En medio de la depresión
extrema, brilló de pronto otra posibilidad: quizá mi fracaso al intentar
sostener mi vida no fuera en realidad una enfermedad, una perturbación mental
ni una señal de debilidad o de disfunción. Quizá,
de entrada, aquella no fuera mi vida, la vida que debía sostener en pie,
y yo no fuera quien pensaba que era. Quizá la verdadera libertad no tuviera
nada que ver con ser una ola mejor dentro del océano, con perfeccionar el
relato de mí mismo que me contaba. Quizá la libertad tenía que ver sola y
exclusivamente con despertar del sueño en el que somos olas separadas, y con
abrazar todo lo que aparece en el océano de la experiencia presente. Quizá ese fuera mi
trabajo, mi verdadera vocación en la vida: aceptar profundamente la experiencia
presente, desprenderme de todas las ideas sobre cómo debería ser este momento,
en vez de empeñarme en sostener una falsa imagen de mí mismo.

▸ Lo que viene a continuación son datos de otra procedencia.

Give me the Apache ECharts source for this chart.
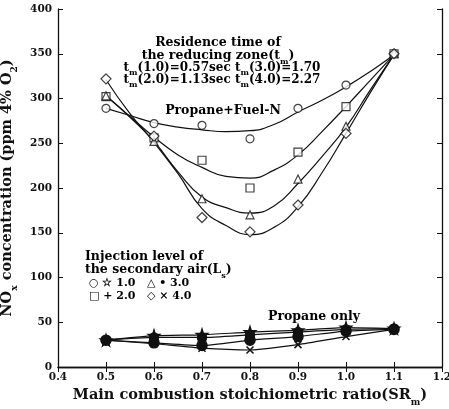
<!DOCTYPE html>
<html>
<head>
<meta charset="utf-8">
<script src="https://cdn.jsdelivr.net/npm/echarts@6/dist/echarts.min.js"></script>
<style>
  html, body { margin: 0; padding: 0; background: #fff; }
  #chart { width: 449px; height: 409px; }
</style>
</head>
<body>
<div id="chart"></div>
<script>
// Main combustion stoichiometric ratio (SRm) of the measured runs
const srm = [0.5, 0.6, 0.7, 0.8, 0.9, 1.0, 1.1];

// Propane + Fuel-N, measured NOx (ppm, 4% O2) per secondary-air injection level
const fuelN_L1 = [289, 272, 270, 255, 289, 315, 350];
const fuelN_L2 = [302, 256, 231, 200, 240, 291, 350];
const fuelN_L3 = [303, 252, 188, 170, 210, 269, 350];
const fuelN_L4 = [322, 258, 167, 151, 181, 261, 350];

// Fitted trend curves for the Propane + Fuel-N runs, sampled every 0.05
const fitX = [0.5, 0.55, 0.6, 0.65, 0.7, 0.75, 0.8, 0.85, 0.9, 0.95, 1.0, 1.05, 1.1];
const fitN_L1 = [289, 281, 273, 268, 265, 263, 264, 271, 285, 298, 313, 330, 349];
const fitN_L2 = [303, 280, 257, 237, 223, 213, 211, 220, 237, 263, 291, 320, 349];
const fitN_L3 = [303, 279, 252, 218, 190, 178, 172, 180, 205, 235, 268, 309, 349];
const fitN_L4 = [321, 283, 251, 216, 177, 158, 148, 156, 179, 217, 261, 306, 349];

// Propane only runs
const propane_L1 = [30, 35, 36, 39, 41, 44, 43];
const propane_L2 = [30, 33, 33, 36, 39, 42, 43];
const propane_L3 = [30, 27, 24, 30, 34, 40, 42];
const propane_L4 = [30, 26, 21, 19, 25, 34, 42];

const xTicks = { min: 0.4, max: 1.2, interval: 0.1 };
const yTicks = { min: 0, max: 400, interval: 50 };

const FONT = 'DejaVu Serif';
const pairs = (xs, ys) => xs.map((x, i) => [x, ys[i]]);

const starPath = 'path://M50,0 L61,35 L98,35 L68,57 L79,91 L50,70 L21,91 L32,57 L2,35 L39,35 Z';

function fitLine(ys) {
  return {
    type: 'line', data: pairs(fitX, ys), smooth: 0.5, symbol: 'none',
    lineStyle: { color: '#111', width: 1.2 }, z: 2, silent: true
  };
}
function openPoints(ys, symbol, size) {
  return {
    type: 'scatter', data: pairs(srm, ys), symbol: symbol, symbolSize: size,
    itemStyle: { color: '#fff', borderColor: '#111', borderWidth: 1.2 }, z: 3
  };
}
function propaneLine(ys, symbol, size, filled) {
  return {
    type: 'line', data: pairs(srm, ys), smooth: 0.2, symbol: symbol, symbolSize: size,
    lineStyle: { color: '#111', width: 1.2 },
    itemStyle: { color: filled ? '#111' : '#fff', borderColor: '#111', borderWidth: 1.5 },
    z: 3
  };
}

const subStyle = { fontFamily: FONT, fontWeight: 'bold', fontSize: 8, color: '#111', verticalAlign: 'bottom', padding: [0, 0, -3, 0] };
const txt = { fontFamily: FONT, fontWeight: 'bold', fontSize: 12.5, color: '#111' };
const titleRich = {
  t: { fontFamily: FONT, fontWeight: 'bold', fontSize: 14.5, color: '#111' },
  s: { fontFamily: FONT, fontWeight: 'bold', fontSize: 9, color: '#111', verticalAlign: 'bottom', padding: [0, 0, -4, 0] }
};

const chart = echarts.init(document.getElementById('chart'));
chart.setOption({
  animation: false,
  backgroundColor: '#fff',
  grid: { left: 58, right: 7, top: 9, bottom: 42, containLabel: false, outerBoundsMode: 'none' },
  xAxis: [{
    type: 'value', min: xTicks.min, max: xTicks.max, interval: xTicks.interval,
    axisLine: { lineStyle: { color: '#111', width: 1.3 } },
    axisTick: { inside: true, length: 5, lineStyle: { color: '#111' } },
    splitLine: { show: false },
    axisLabel: { formatter: v => v.toFixed(1), fontFamily: FONT, fontWeight: 'bold', fontSize: 10.5, color: '#111', margin: 5 },
    name: '{t|Main combustion stoichiometric ratio(SR}{s|m}{t|)}',
    nameLocation: 'middle', nameGap: 21,
    nameTextStyle: { rich: titleRich }
  }, {
    type: 'value', position: 'top', min: xTicks.min, max: xTicks.max, interval: xTicks.interval,
    axisLine: { show: true, lineStyle: { color: '#111', width: 1.3 } },
    axisTick: { show: true, inside: true, length: 5, lineStyle: { color: '#111' } },
    axisLabel: { show: false }, splitLine: { show: false }
  }],
  yAxis: [{
    type: 'value', min: yTicks.min, max: yTicks.max, interval: yTicks.interval,
    axisLine: { show: true, lineStyle: { color: '#111', width: 1.3 } },
    axisTick: { show: true, inside: true, length: 5, lineStyle: { color: '#111' } },
    splitLine: { show: false },
    axisLabel: { fontFamily: FONT, fontWeight: 'bold', fontSize: 10.5, color: '#111', margin: 6 },
    name: '{t|NO}{s|x}{t| concentration (ppm 4% O}{s|2}{t|)}',
    nameLocation: 'middle', nameGap: 35, nameRotate: 90,
    nameTextStyle: { rich: titleRich }
  }, {
    type: 'value', position: 'right', min: yTicks.min, max: yTicks.max, interval: yTicks.interval,
    axisLine: { show: true, lineStyle: { color: '#111', width: 1.3 } },
    axisTick: { show: true, inside: true, length: 5, lineStyle: { color: '#111' } },
    axisLabel: { show: false }, splitLine: { show: false }
  }],
  series: [
    fitLine(fitN_L1), fitLine(fitN_L2), fitLine(fitN_L3), fitLine(fitN_L4),
    openPoints(fuelN_L1, 'circle', 8),
    openPoints(fuelN_L2, 'rect', 8),
    openPoints(fuelN_L3, 'triangle', 8),
    openPoints(fuelN_L4, 'diamond', 10),
    propaneLine(propane_L1, starPath, 11, true),
    propaneLine(propane_L2, 'circle', 9, true),
    propaneLine(propane_L3, 'circle', 10, true),
    propaneLine(propane_L4, 'path://M0,0 L10,10 M10,0 L0,10', 7, false)
  ],
  graphic: [
    { type: 'text', x: 218, y: 43, style: { text: 'Residence time of', align: 'center', verticalAlign: 'middle', ...txt } },
    { type: 'text', x: 218, y: 56, style: {
      text: '{t|the reducing zone(t}{s|m}{t|)}', align: 'center', verticalAlign: 'middle',
      rich: { t: txt, s: subStyle } } },
    { type: 'text', x: 222, y: 68, style: {
      text: '{t|t}{s|m}{t|(1.0)=0.57sec t}{s|m}{t|(3.0)=1.70}', align: 'center', verticalAlign: 'middle',
      rich: { t: { ...txt, fontSize: 12 }, s: subStyle } } },
    { type: 'text', x: 222, y: 80, style: {
      text: '{t|t}{s|m}{t|(2.0)=1.13sec t}{s|m}{t|(4.0)=2.27}', align: 'center', verticalAlign: 'middle',
      rich: { t: { ...txt, fontSize: 12 }, s: subStyle } } },
    { type: 'text', x: 223, y: 111, style: { text: 'Propane+Fuel-N', align: 'center', verticalAlign: 'middle', ...txt } },
    { type: 'text', x: 85, y: 257, style: { text: 'Injection level of', verticalAlign: 'middle', ...txt } },
    { type: 'text', x: 85, y: 270, style: {
      text: '{t|the secondary air(L}{s|s}{t|)}', verticalAlign: 'middle',
      rich: { t: txt, s: subStyle } } },
    { type: 'text', x: 89, y: 283, style: { text: '○ ☆ 1.0   △ • 3.0', verticalAlign: 'middle', ...txt, fontSize: 11 } },
    { type: 'text', x: 89, y: 296, style: { text: '□ + 2.0   ◇ × 4.0', verticalAlign: 'middle', ...txt, fontSize: 11 } },
    { type: 'text', x: 314, y: 317, style: { text: 'Propane only', align: 'center', verticalAlign: 'middle', ...txt } }
  ]
});
</script>
</body>
</html>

Empecé a perder interés en
fingir que era lo que no era. Empecé a perder interés en oponer resistencia al
momento presente. Empecé a enamorarme de la experiencia presente. Descubrí la
profunda aceptación inherente a cada pensamiento, a cada sensación, a cada
sentimiento, y el sufrimiento comenzó a caer en picado. Me di cuenta de que no
era un ser defectuoso ni nunca lo había sido, y de que esto era igualmente
aplicable a todos los demás seres humanos del planeta.
El sufrimiento humano
puede parecer tan insondable, incontrolable, impenetrable…, un problema
demasiado descomunal para poder remediarlo. A veces parece tan sin sentido, tan
inexplicable y tan fortuito y repentino que lo único que uno puede decir es:
“¿Qué me pasa? ¿Qué es lo que estoy haciendo mal?”, “¡Debe de ser por mí, por
mi forma de ser!”, “Será que es mi sino sufrir así!”, “Seguro que es la genética,
o algún desequilibrio químico del cerebro”.
Yo no creo que haya nadie
fundamentalmente incapacitado para la vida, que nadie tenga que sufrir, que
haya ninguna desdicha predestinada o inherente a nosotros en modo alguno.